In order to interact with consumers meaningfully, brands need to step up their personalisation game when targeting the audience. Marketers would do well to start thinking of ways to supplement their own reservoir of first-party data with alternative sources of information to build actionable insights, especially with the looming deprecation of third-party cookies and identifiers.
And to take this one step further, when such insights are deployed for activation, marketers need to understand the responsibilities and the liabilities that come with it. The onus is clearly on the companies to make sure that the data entrusted to them is safeguarded and only used for intended purposes. It is thus imperative that companies audit their data management practices to ensure that they are secure as well as built in a way that allows for provenance and transparency — should consumers want to know exactly what happened to their personal data. This means that for any data point collected, there must be an audit trail that attests to how data is processed, handled, and what users are exactly opting into.
A necessary evil?
It’s clear that more improvements can be made when it comes to consumer knowledge and confidence in the data value exchange. IAB reported that as much as 76 percent of surveyed consumers around the globe have accepted that they can’t run away from sharing some of their personal information in today’s digital economy. However, instead of accepting this as a “necessary evil”, brands have the potential to reframe the consumer mindset by better communicating their efforts at data protection, while delivering differentiated and value-added experiences.

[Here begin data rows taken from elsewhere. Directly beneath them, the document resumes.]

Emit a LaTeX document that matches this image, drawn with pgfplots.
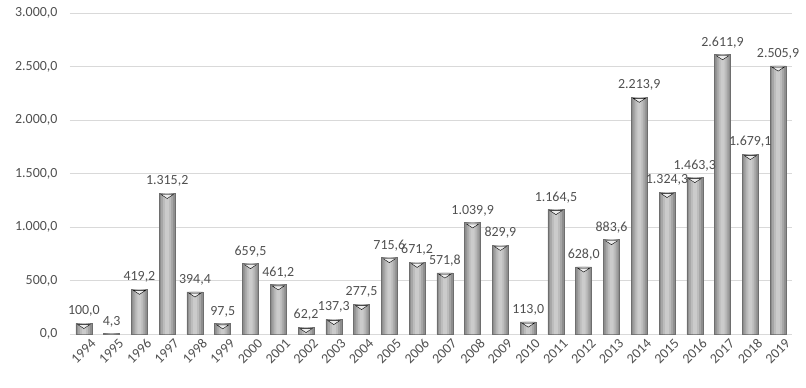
\documentclass[border=0pt]{standalone}
\usepackage{pgfplots}
\pgfplotsset{compat=1.18}
\usepackage{pgfplotstable}
\usepackage{fontspec}
\setmainfont{Carlito}
\definecolor{txtc}{HTML}{505050}
\definecolor{gridc}{HTML}{D9D9D9}
\definecolor{barA}{HTML}{6E6E6E}
\definecolor{barB}{HTML}{8E8E8E}
\definecolor{barC}{HTML}{A6A6A6}
\definecolor{barD}{HTML}{BCBCBC}
\definecolor{barE}{HTML}{CBCBCB}
\pgfplotstableread{
x y
0 100.0
1 4.3
2 419.2
3 1315.2
4 394.4
5 97.5
6 659.5
7 461.2
8 62.2
9 137.3
10 277.5
11 715.6
12 671.2
13 571.8
14 1039.9
15 829.9
16 113.0
17 1164.5
18 628.0
19 883.6
20 2213.9
21 1324.3
22 1463.3
23 2611.9
24 1679.1
25 2505.9
}\datatable
\begin{document}
\begin{tikzpicture}
\begin{axis}[
  scale only axis,
  width=722bp, height=321bp,
  xmin=-0.5, xmax=25.5,
  ymin=0, ymax=3000,
  ytick={0,500,...,3000},
  xtick={0,...,25},
  xticklabels={1994,1995,1996,1997,1998,1999,2000,2001,2002,2003,2004,2005,2006,2007,2008,2009,2010,2011,2012,2013,2014,2015,2016,2017,2018,2019},
  x tick label style={rotate=45, anchor=north east, inner sep=1pt, xshift=3bp, yshift=-6bp},
  tick label style={font=\fontsize{14}{16}\selectfont, text=txtc},
  yticklabel style={anchor=east, xshift=-9bp},
  yticklabel={\pgfmathprintnumber[fixed, fixed zerofill, precision=1, use comma, 1000 sep={.}, assume math mode=true]{\tick}},
  ymajorgrids,
  grid style={draw=gridc, line width=0.8pt},
  axis line style={draw=none},
  xtick pos=bottom, ytick pos=left,
  major tick length=0pt,
  clip=false,
]
\draw[draw=gridc, line width=0.8pt] (axis cs:-0.5,0) -- (axis cs:25.5,0);
\addplot[ybar, bar shift=0pt, bar width=16bp, draw=barA, line width=0.5pt, fill=barB,
  nodes near coords={\pgfmathprintnumber[fixed, fixed zerofill, precision=1, use comma, 1000 sep={.}, assume math mode=true]{\pgfplotspointmeta}},
  nodes near coords style={font=\fontsize{14}{16}\selectfont, text=txtc, anchor=south, yshift=3bp}]
  table[x=x,y=y]{\datatable};
\addplot[ybar, bar shift=0pt, bar width=12bp, draw=none, fill=barC]
  table[x=x,y=y]{\datatable};
\addplot[ybar, bar shift=0pt, bar width=8bp, draw=none, fill=barD]
  table[x=x,y=y]{\datatable};
\addplot[ybar, bar shift=0pt, bar width=4bp, draw=none, fill=barE]
  table[x=x,y=y]{\datatable};
\addplot[only marks, mark=triangle*, mark size=7bp, restrict y to domain=40:10000,
  mark options={yshift=-2.6bp, rotate=180, yscale=0.38, fill=white!93!black, draw=none}]
  table[x=x,y=y]{\datatable};
\end{axis}
\pgfresetboundingbox
\path ([xshift=-70bp,yshift=-54bp]current axis.south west) rectangle ([xshift=14bp,yshift=13bp]current axis.north east);
\end{tikzpicture}
\end{document}
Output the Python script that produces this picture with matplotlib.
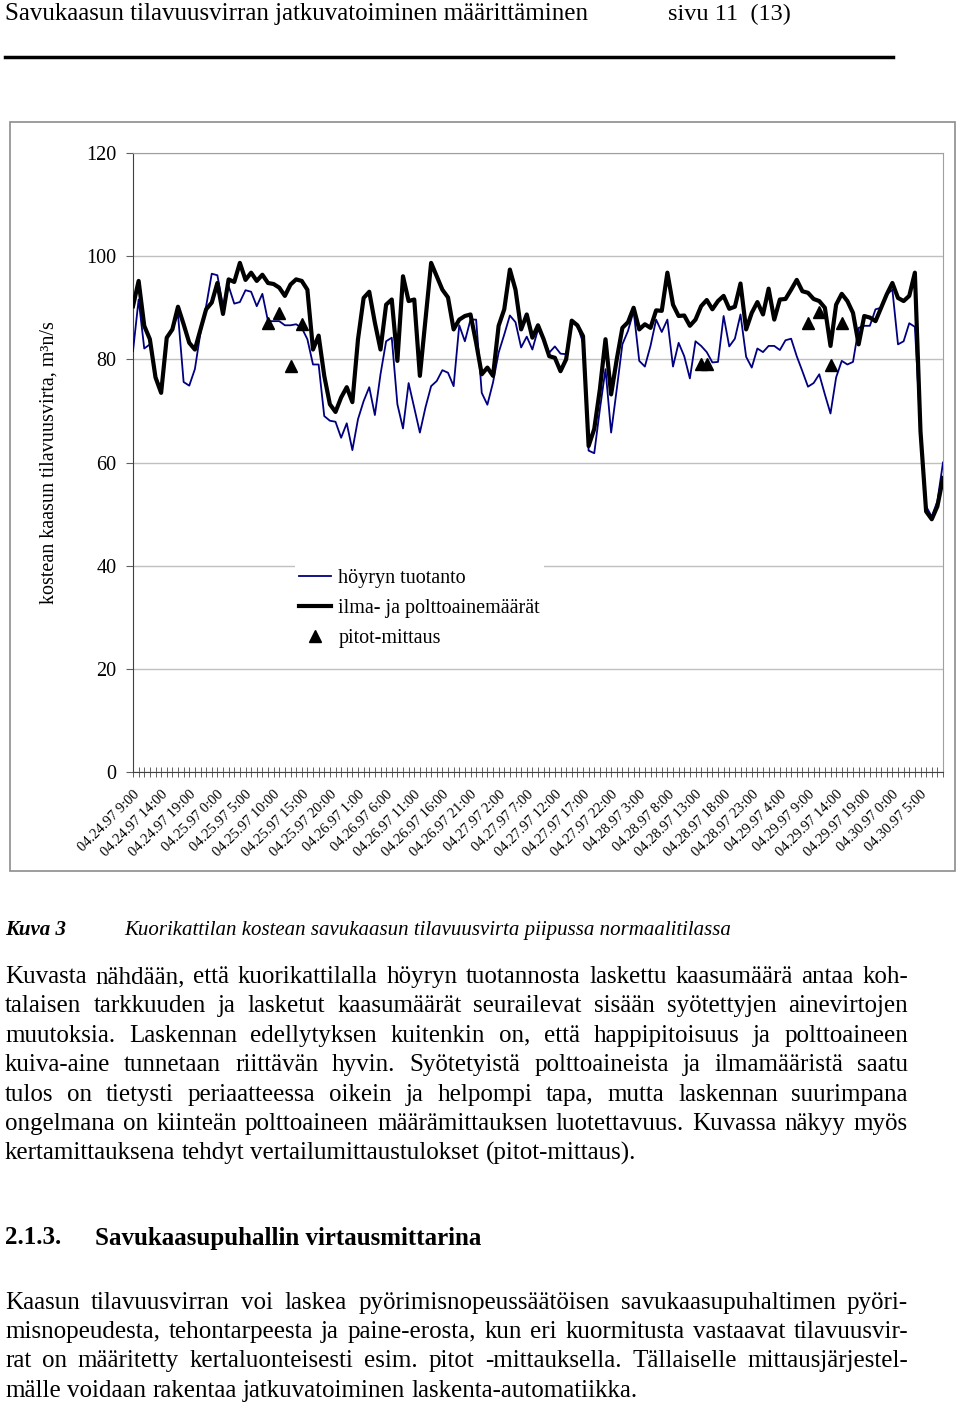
import matplotlib
matplotlib.use("Agg")
import matplotlib.pyplot as plt
import matplotlib.transforms as mtransforms
from matplotlib.lines import Line2D
from matplotlib.patches import Rectangle

plt.rcParams['font.family'] = ['Liberation Serif', 'DejaVu Serif']

W, H = 960, 1405

# hourly values 04.24.97 9:00 ... 04.30.97 9:00
hoyry = [81.6, 91.6, 82.1, 82.9, 76.8, 74.2, 84.2, 86.1, 88.7, 75.6,
         74.9, 78.1, 85.2, 90.3, 96.6, 96.3, 90.3, 94.2, 90.8, 91.1,
         93.4, 93.1, 90.3, 92.7, 87.4, 87.4, 87.4, 86.6, 86.6, 86.8,
         86.1, 83.9, 79.0, 79.0, 69.0, 68.1, 67.9, 64.8, 67.6, 62.4,
         68.4, 71.9, 74.6, 69.2, 77.1, 83.5, 84.2, 71.3, 66.6, 75.4,
         70.6, 65.8, 70.7, 74.8, 75.8, 77.9, 77.4, 74.8, 86.6, 83.5,
         87.7, 87.7, 73.5, 71.2, 75.5, 81.3, 84.8, 88.5, 87.2, 82.3,
         84.4, 81.9, 85.8, 83.9, 81.3, 82.5, 81.1, 81.0, 87.5, 86.6,
         83.2, 62.3, 61.8, 70.3, 78.1, 65.8, 74.2, 82.9, 85.5, 89.4,
         79.7, 78.6, 82.6, 87.7, 85.3, 87.7, 78.6, 83.2, 80.6, 76.3,
         83.5, 82.6, 81.4, 79.4, 79.5, 88.4, 82.5, 84.0, 88.7, 80.5,
         78.4, 82.1, 81.4, 82.6, 82.6, 81.8, 83.7, 84.0, 80.6, 77.7,
         74.7, 75.4, 77.1, 73.2, 69.5, 76.5, 79.7, 79.0, 79.5, 86.1,
         86.5, 86.5, 89.7, 90.0, 92.6, 93.5, 82.9, 83.5, 87.0, 86.3,
         66.0, 51.5, 49.5, 52.5, 60.0]

ilma = [90.3, 95.2, 86.5, 83.9, 76.5, 73.5, 84.2, 85.8, 90.2, 86.8,
        83.2, 81.9, 85.8, 89.7, 91.0, 94.8, 88.8, 95.5, 95.0, 98.7,
        95.4, 96.8, 95.2, 96.4, 94.8, 94.6, 93.9, 92.3, 94.5, 95.5,
        95.2, 93.5, 81.9, 84.6, 76.8, 71.3, 69.8, 72.6, 74.6, 71.7,
        83.9, 91.9, 93.1, 87.1, 81.9, 90.6, 91.6, 79.7, 96.1, 91.3,
        91.6, 76.8, 87.7, 98.7, 96.1, 93.5, 92.0, 85.8, 87.7, 88.4,
        88.7, 83.2, 77.1, 78.4, 76.8, 86.5, 89.7, 97.4, 93.5, 85.8,
        88.7, 84.2, 86.6, 83.9, 80.6, 80.3, 77.7, 80.0, 87.5, 86.6,
        84.5, 63.2, 66.5, 74.2, 83.9, 73.2, 80.0, 86.1, 87.2, 90.0,
        85.8, 86.8, 86.1, 89.5, 89.4, 96.8, 90.6, 88.4, 88.5, 86.5,
        87.7, 90.3, 91.5, 89.7, 91.3, 92.3, 89.8, 90.2, 94.7, 85.8,
        89.0, 91.1, 88.7, 93.7, 87.7, 91.6, 91.7, 93.5, 95.4, 93.2,
        92.9, 91.7, 91.3, 90.0, 82.6, 90.6, 92.7, 91.3, 89.0, 82.9,
        88.4, 88.1, 87.4, 90.0, 92.6, 94.8, 91.9, 91.3, 92.3, 96.8,
        66.0, 50.5, 49.0, 51.5, 57.0]

pitot_idx = [24, 26, 28, 30, 101, 102, 120, 122, 124, 126]
pitot_val = [87.0, 89.0, 78.8, 86.8, 79.0, 79.0, 87.0, 89.2, 78.9, 87.0]

xlabels = ['04.24.97 9:00', '04.24.97 14:00', '04.24.97 19:00', '04.25.97 0:00',
           '04.25.97 5:00', '04.25.97 10:00', '04.25.97 15:00', '04.25.97 20:00',
           '04.26.97 1:00', '04.26.97 6:00', '04.26.97 11:00', '04.26.97 16:00',
           '04.26.97 21:00', '04.27.97 2:00', '04.27.97 7:00', '04.27.97 12:00',
           '04.27.97 17:00', '04.27.97 22:00', '04.28.97 3:00', '04.28.97 8:00',
           '04.28.97 13:00', '04.28.97 18:00', '04.28.97 23:00', '04.29.97 4:00',
           '04.29.97 9:00', '04.29.97 14:00', '04.29.97 19:00', '04.30.97 0:00',
           '04.30.97 5:00']

para1 = ["Kuvasta nähdään, että kuorikattilalla höyryn tuotannosta laskettu kaasumäärä antaa koh-",
         "talaisen tarkkuuden ja lasketut kaasumäärät seurailevat sisään syötettyjen ainevirtojen",
         "muutoksia. Laskennan edellytyksen kuitenkin on, että happipitoisuus ja polttoaineen",
         "kuiva-aine tunnetaan riittävän hyvin. Syötetyistä polttoaineista ja ilmamääristä saatu",
         "tulos on tietysti periaatteessa oikein ja helpompi tapa, mutta laskennan suurimpana",
         "ongelmana on kiinteän polttoaineen määrämittauksen luotettavuus. Kuvassa näkyy myös",
         "kertamittauksena tehdyt vertailumittaustulokset (pitot-mittaus)."]
para2 = ["Kaasun tilavuusvirran voi laskea pyörimisnopeussäätöisen savukaasupuhaltimen pyöri-",
         "misnopeudesta, tehontarpeesta ja paine-erosta, kun eri kuormitusta vastaavat tilavuusvir-",
         "rat on määritetty kertaluonteisesti esim. pitot -mittauksella. Tällaiselle mittausjärjestel-",
         "mälle voidaan rakentaa jatkuvatoiminen laskenta-automatiikka."]


def fx(px):
    return px / W


def fy(py):
    return 1 - py / H


fig = plt.figure(figsize=(W / 100, H / 100), dpi=100)
r = fig.canvas.get_renderer()

# page header
fig.text(fx(5), fy(14), "Savukaasun tilavuusvirran jatkuvatoiminen määrittäminen",
         fontsize=18, va='center')
fig.text(fx(668), fy(14), "sivu 11  (13)", fontsize=17.5, va='center')
fig.add_artist(Line2D([fx(5), fx(893)], [fy(57), fy(57)], color='black', lw=2.5))

# chart frame
fig.add_artist(Rectangle((fx(10), fy(871)), fx(955) - fx(10), fy(122) - fy(871),
                         fill=False, edgecolor='#8c8c8c', lw=1.2))

ax = fig.add_axes([fx(133), fy(772), fx(943) - fx(133), fy(153) - fy(772)])
x = list(range(len(ilma)))
ax.plot(x, hoyry, color='#000080', lw=1.3, label='höyryn tuotanto', zorder=3)
ax.plot(x, ilma, color='black', lw=3.0, label='ilma- ja polttoainemäärät', zorder=4)
ax.plot(pitot_idx, pitot_val, ls='none', marker='^', color='black', ms=9,
        label='pitot-mittaus', zorder=5)

ax.set_xlim(0, len(ilma) - 1)
ax.set_ylim(0, 120)
ax.set_yticks(range(0, 121, 20))
ax.yaxis.grid(True, color='#c0c0c0', lw=1)
ax.set_axisbelow(True)
ax.set_xticks(range(0, 5 * len(xlabels), 5))
ax.set_xticks(x, minor=True)
ax.set_xticklabels(xlabels, rotation=45, ha='right', va='top',
                   rotation_mode='anchor', fontsize=10.5)
shift = mtransforms.ScaledTranslation(-5 / 100, 0, fig.dpi_scale_trans)
for lab in ax.get_xticklabels():
    lab.set_transform(lab.get_transform() + shift)
ax.tick_params(axis='x', which='both', direction='inout', length=7, width=0.7,
               color='#606060', pad=8)
ax.tick_params(axis='y', direction='out', length=5, width=0.8, color='#606060',
               labelsize=14.5, pad=7)
for s in ['top', 'right']:
    ax.spines[s].set_color('#a0a0a0')
for s in ['left', 'bottom']:
    ax.spines[s].set_color('#404040')
ax.set_ylabel("kostean kaasun tilavuusvirta, m³n/s", fontsize=14.5, labelpad=20)

leg = ax.legend(loc='upper left', bbox_to_anchor=((295 - 133) / 810, (772 - 565) / 619),
                fontsize=14.5, frameon=True, framealpha=1, edgecolor='none',
                facecolor='white', handlelength=1.6, handletextpad=0.35,
                labelspacing=0.55, borderpad=0.2, borderaxespad=0)
leg.get_frame().set_boxstyle('square', pad=0)

# caption
fig.text(fx(5), fy(930), "Kuva 3", fontsize=15, style='italic', weight='bold', va='center')
fig.text(fx(124), fy(930),
         "Kuorikattilan kostean savukaasun tilavuusvirta piipussa normaalitilassa",
         fontsize=15, style='italic', va='center')


def justified(line, x0, x1, y, size, last=False):
    words = line.split()
    texts = [fig.text(0, 0, w, fontsize=size, va='center') for w in words]
    widths = [t.get_window_extent(r).width for t in texts]
    if last or len(words) < 2:
        gap = 0.25 * size * 100 / 72
    else:
        gap = (x1 - x0 - sum(widths)) / (len(words) - 1)
    xp = x0
    for t, w in zip(texts, widths):
        t.set_position((fx(xp), fy(y)))
        xp += w + gap


for i, line in enumerate(para1):
    justified(line, 5, 908, 977 + i * 29.4, 18, last=(i == len(para1) - 1))

fig.text(fx(5), fy(1238), "2.1.3.", fontsize=18, weight='bold', va='center')
fig.text(fx(95), fy(1238), "Savukaasupuhallin virtausmittarina", fontsize=18,
         weight='bold', va='center')

for i, line in enumerate(para2):
    justified(line, 5, 908, 1303 + i * 29.2, 18, last=(i == len(para2) - 1))

fig.savefig("out.png", dpi=100)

As a collective ecosystem, investing in such efforts can set us on the right path to restore eroded consumer trust. Currently the solutions that are being proposed as an alternative to cookies/identifiers, unfortunately fall short of addressing this important requirement. The industry does not need yet another point solution that some part of the value chain can address it for itself and be insulated from what is happening on the other side of the value chain.
Any approach the does not respect consumer consent and provides effective "through the line" management of consent, end to end - from the demand side to the supply side will be bad for both the advertisers and for advertising.